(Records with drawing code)
______________________________

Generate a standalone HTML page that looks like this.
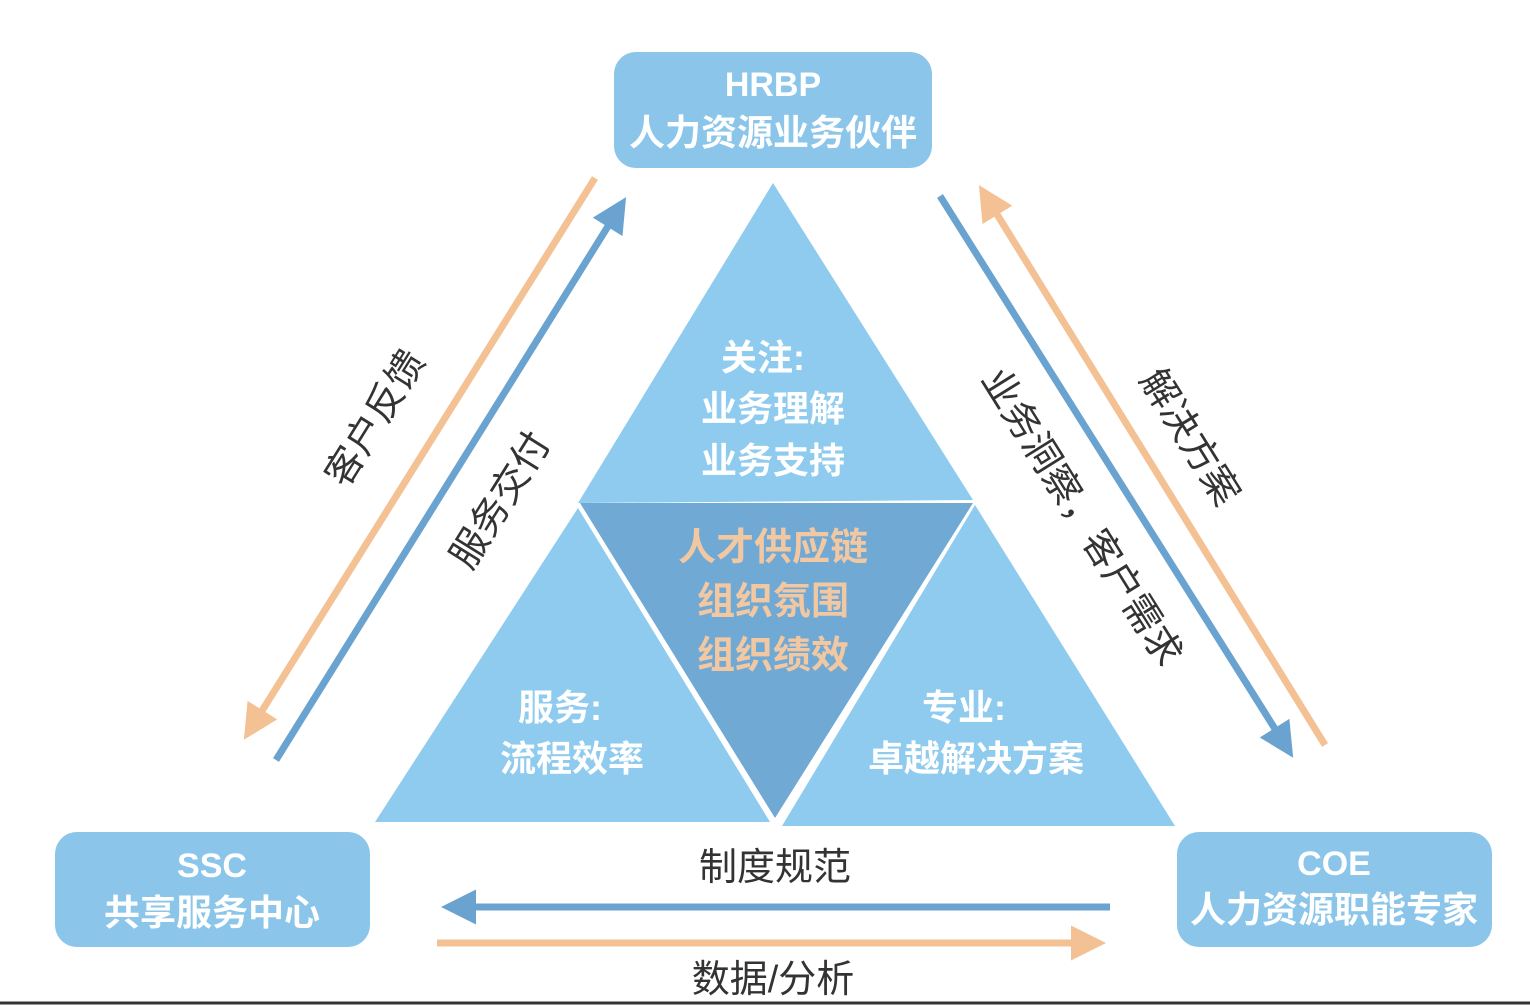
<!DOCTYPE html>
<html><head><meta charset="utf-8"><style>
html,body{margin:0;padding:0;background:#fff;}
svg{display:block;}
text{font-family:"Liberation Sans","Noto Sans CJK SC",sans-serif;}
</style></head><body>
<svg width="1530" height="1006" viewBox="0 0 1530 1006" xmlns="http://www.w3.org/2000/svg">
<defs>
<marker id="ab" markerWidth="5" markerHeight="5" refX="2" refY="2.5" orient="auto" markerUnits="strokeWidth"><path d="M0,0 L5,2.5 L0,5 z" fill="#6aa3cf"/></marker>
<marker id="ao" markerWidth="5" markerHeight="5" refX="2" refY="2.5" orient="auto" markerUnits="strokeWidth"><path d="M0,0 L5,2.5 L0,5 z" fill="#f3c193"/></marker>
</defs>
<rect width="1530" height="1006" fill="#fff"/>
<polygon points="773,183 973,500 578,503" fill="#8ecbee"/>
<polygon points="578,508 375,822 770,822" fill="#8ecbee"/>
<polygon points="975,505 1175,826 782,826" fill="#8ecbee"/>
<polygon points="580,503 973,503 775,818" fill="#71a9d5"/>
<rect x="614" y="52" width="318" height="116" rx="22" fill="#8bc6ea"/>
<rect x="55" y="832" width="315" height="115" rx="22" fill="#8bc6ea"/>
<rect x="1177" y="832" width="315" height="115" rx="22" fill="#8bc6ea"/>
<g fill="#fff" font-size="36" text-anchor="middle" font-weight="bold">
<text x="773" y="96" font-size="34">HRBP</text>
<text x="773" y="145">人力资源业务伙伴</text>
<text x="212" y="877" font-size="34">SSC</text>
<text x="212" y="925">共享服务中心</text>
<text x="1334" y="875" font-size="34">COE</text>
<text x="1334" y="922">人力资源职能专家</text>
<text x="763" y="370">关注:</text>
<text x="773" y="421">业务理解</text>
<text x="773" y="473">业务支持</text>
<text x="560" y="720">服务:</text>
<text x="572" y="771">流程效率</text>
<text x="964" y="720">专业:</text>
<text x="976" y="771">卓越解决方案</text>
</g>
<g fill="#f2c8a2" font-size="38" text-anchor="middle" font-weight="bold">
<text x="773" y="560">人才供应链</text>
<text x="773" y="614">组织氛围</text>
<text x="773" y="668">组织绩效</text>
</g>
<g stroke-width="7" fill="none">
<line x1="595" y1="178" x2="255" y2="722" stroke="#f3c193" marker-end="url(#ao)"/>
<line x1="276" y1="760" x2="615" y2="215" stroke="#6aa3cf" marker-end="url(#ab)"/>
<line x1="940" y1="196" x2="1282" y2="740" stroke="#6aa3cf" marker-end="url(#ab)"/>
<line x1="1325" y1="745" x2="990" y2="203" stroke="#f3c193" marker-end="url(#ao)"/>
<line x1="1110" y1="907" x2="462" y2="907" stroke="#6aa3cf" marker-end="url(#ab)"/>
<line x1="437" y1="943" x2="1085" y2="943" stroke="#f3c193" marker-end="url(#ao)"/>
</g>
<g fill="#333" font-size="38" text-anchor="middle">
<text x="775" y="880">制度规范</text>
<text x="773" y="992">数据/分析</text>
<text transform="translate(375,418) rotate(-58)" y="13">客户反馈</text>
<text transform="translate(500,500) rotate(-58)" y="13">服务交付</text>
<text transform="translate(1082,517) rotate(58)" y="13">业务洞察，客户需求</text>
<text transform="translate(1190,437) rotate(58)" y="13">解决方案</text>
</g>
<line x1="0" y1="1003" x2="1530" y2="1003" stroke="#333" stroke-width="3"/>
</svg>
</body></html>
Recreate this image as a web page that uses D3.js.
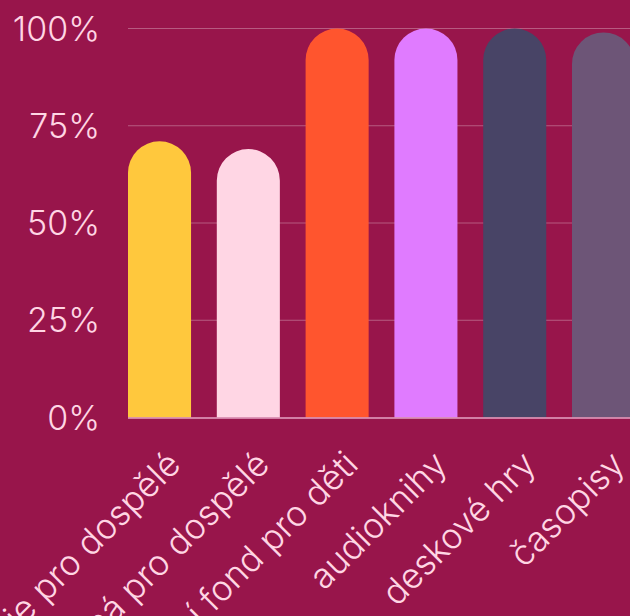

______________________________

→ THE EXERCISE: Copy the records word for word, leaving no picture in the copy.

→ OUTPUT BELOW:
Generate a standalone HTML page that looks like this.
<!DOCTYPE html>
<html><head><meta charset="utf-8"><style>
html,body{margin:0;padding:0;background:#fff;}
svg{display:block;}
text{font-family:"Liberation Sans","Noto Sans CJK SC",sans-serif;}
</style></head><body>
<svg width="1530" height="1006" viewBox="0 0 1530 1006" xmlns="http://www.w3.org/2000/svg">
<defs>
<marker id="ab" markerWidth="5" markerHeight="5" refX="2" refY="2.5" orient="auto" markerUnits="strokeWidth"><path d="M0,0 L5,2.5 L0,5 z" fill="#6aa3cf"/></marker>
<marker id="ao" markerWidth="5" markerHeight="5" refX="2" refY="2.5" orient="auto" markerUnits="strokeWidth"><path d="M0,0 L5,2.5 L0,5 z" fill="#f3c193"/></marker>
</defs>
<rect width="1530" height="1006" fill="#fff"/>
<polygon points="773,183 973,500 578,503" fill="#8ecbee"/>
<polygon points="578,508 375,822 770,822" fill="#8ecbee"/>
<polygon points="975,505 1175,826 782,826" fill="#8ecbee"/>
<polygon points="580,503 973,503 775,818" fill="#71a9d5"/>
<rect x="614" y="52" width="318" height="116" rx="22" fill="#8bc6ea"/>
<rect x="55" y="832" width="315" height="115" rx="22" fill="#8bc6ea"/>
<rect x="1177" y="832" width="315" height="115" rx="22" fill="#8bc6ea"/>
<g fill="#fff" font-size="36" text-anchor="middle" font-weight="bold">
<text x="773" y="96" font-size="34">HRBP</text>
<text x="773" y="145">人力资源业务伙伴</text>
<text x="212" y="877" font-size="34">SSC</text>
<text x="212" y="925">共享服务中心</text>
<text x="1334" y="875" font-size="34">COE</text>
<text x="1334" y="922">人力资源职能专家</text>
<text x="763" y="370">关注:</text>
<text x="773" y="421">业务理解</text>
<text x="773" y="473">业务支持</text>
<text x="560" y="720">服务:</text>
<text x="572" y="771">流程效率</text>
<text x="964" y="720">专业:</text>
<text x="976" y="771">卓越解决方案</text>
</g>
<g fill="#f2c8a2" font-size="38" text-anchor="middle" font-weight="bold">
<text x="773" y="560">人才供应链</text>
<text x="773" y="614">组织氛围</text>
<text x="773" y="668">组织绩效</text>
</g>
<g stroke-width="7" fill="none">
<line x1="595" y1="178" x2="255" y2="722" stroke="#f3c193" marker-end="url(#ao)"/>
<line x1="276" y1="760" x2="615" y2="215" stroke="#6aa3cf" marker-end="url(#ab)"/>
<line x1="940" y1="196" x2="1282" y2="740" stroke="#6aa3cf" marker-end="url(#ab)"/>
<line x1="1325" y1="745" x2="990" y2="203" stroke="#f3c193" marker-end="url(#ao)"/>
<line x1="1110" y1="907" x2="462" y2="907" stroke="#6aa3cf" marker-end="url(#ab)"/>
<line x1="437" y1="943" x2="1085" y2="943" stroke="#f3c193" marker-end="url(#ao)"/>
</g>
<g fill="#333" font-size="38" text-anchor="middle">
<text x="775" y="880">制度规范</text>
<text x="773" y="992">数据/分析</text>
<text transform="translate(375,418) rotate(-58)" y="13">客户反馈</text>
<text transform="translate(500,500) rotate(-58)" y="13">服务交付</text>
<text transform="translate(1082,517) rotate(58)" y="13">业务洞察，客户需求</text>
<text transform="translate(1190,437) rotate(58)" y="13">解决方案</text>
</g>
<line x1="0" y1="1003" x2="1530" y2="1003" stroke="#333" stroke-width="3"/>
</svg>
</body></html>
Recreate this image as a web page that uses D3.js.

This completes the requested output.